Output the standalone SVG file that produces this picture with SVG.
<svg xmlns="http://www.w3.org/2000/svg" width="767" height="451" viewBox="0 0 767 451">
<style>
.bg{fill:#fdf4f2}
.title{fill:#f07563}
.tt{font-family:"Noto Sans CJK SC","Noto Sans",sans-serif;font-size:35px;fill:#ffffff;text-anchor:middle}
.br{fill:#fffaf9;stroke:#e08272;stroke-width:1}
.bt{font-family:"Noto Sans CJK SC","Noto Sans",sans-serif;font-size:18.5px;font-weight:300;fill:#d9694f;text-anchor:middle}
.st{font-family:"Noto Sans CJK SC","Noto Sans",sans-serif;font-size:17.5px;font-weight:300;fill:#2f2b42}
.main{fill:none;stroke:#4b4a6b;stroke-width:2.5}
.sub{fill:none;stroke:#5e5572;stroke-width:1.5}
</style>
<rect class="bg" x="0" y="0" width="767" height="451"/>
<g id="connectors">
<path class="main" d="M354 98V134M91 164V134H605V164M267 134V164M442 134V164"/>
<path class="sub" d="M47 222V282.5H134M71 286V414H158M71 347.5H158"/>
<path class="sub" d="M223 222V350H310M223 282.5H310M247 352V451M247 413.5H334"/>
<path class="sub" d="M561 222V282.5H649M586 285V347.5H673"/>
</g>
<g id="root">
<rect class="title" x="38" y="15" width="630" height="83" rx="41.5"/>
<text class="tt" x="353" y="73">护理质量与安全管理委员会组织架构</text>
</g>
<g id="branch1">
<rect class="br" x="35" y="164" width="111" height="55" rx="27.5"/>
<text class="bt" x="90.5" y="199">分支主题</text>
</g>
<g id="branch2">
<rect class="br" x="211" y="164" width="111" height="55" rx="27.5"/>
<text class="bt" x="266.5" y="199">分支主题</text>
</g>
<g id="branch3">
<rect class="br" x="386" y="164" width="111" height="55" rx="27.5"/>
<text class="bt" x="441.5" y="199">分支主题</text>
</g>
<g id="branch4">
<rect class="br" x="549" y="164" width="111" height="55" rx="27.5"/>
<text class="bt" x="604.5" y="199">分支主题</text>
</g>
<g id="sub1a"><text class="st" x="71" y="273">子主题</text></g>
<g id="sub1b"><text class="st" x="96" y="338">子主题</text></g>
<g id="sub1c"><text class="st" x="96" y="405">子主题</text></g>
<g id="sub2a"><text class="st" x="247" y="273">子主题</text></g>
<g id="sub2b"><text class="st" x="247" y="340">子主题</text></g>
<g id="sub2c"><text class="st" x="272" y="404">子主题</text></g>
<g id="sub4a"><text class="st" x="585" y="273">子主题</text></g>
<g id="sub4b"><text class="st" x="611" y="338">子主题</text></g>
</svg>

______

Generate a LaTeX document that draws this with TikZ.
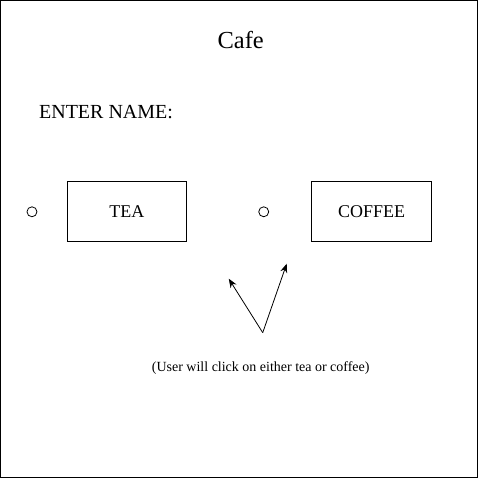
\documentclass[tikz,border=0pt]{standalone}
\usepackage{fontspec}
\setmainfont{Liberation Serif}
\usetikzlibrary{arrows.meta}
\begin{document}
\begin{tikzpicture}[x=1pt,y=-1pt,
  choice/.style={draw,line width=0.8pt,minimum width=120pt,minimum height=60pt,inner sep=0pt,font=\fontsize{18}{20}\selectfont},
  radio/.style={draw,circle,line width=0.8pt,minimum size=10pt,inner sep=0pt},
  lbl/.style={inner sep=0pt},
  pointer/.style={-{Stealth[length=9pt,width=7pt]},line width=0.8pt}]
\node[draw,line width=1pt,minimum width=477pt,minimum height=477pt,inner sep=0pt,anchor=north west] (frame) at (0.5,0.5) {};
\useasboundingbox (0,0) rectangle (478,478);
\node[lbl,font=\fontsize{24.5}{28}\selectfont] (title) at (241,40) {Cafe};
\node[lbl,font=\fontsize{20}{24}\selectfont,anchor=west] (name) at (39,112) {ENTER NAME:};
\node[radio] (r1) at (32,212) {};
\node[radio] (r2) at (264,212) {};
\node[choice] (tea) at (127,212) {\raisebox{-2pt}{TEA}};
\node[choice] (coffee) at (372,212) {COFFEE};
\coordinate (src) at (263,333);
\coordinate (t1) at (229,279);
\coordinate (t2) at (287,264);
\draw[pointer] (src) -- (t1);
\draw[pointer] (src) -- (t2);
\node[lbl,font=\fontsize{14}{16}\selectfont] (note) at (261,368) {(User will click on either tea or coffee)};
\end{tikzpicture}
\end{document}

______

▸ **Written request**
Gather every line from the listing above in which "with" appears, and copy those lines.

▸ **Result of this task**
Output the standalone SVG file that produces this picture with SVG.
Generate a LaTeX document that draws this with TikZ.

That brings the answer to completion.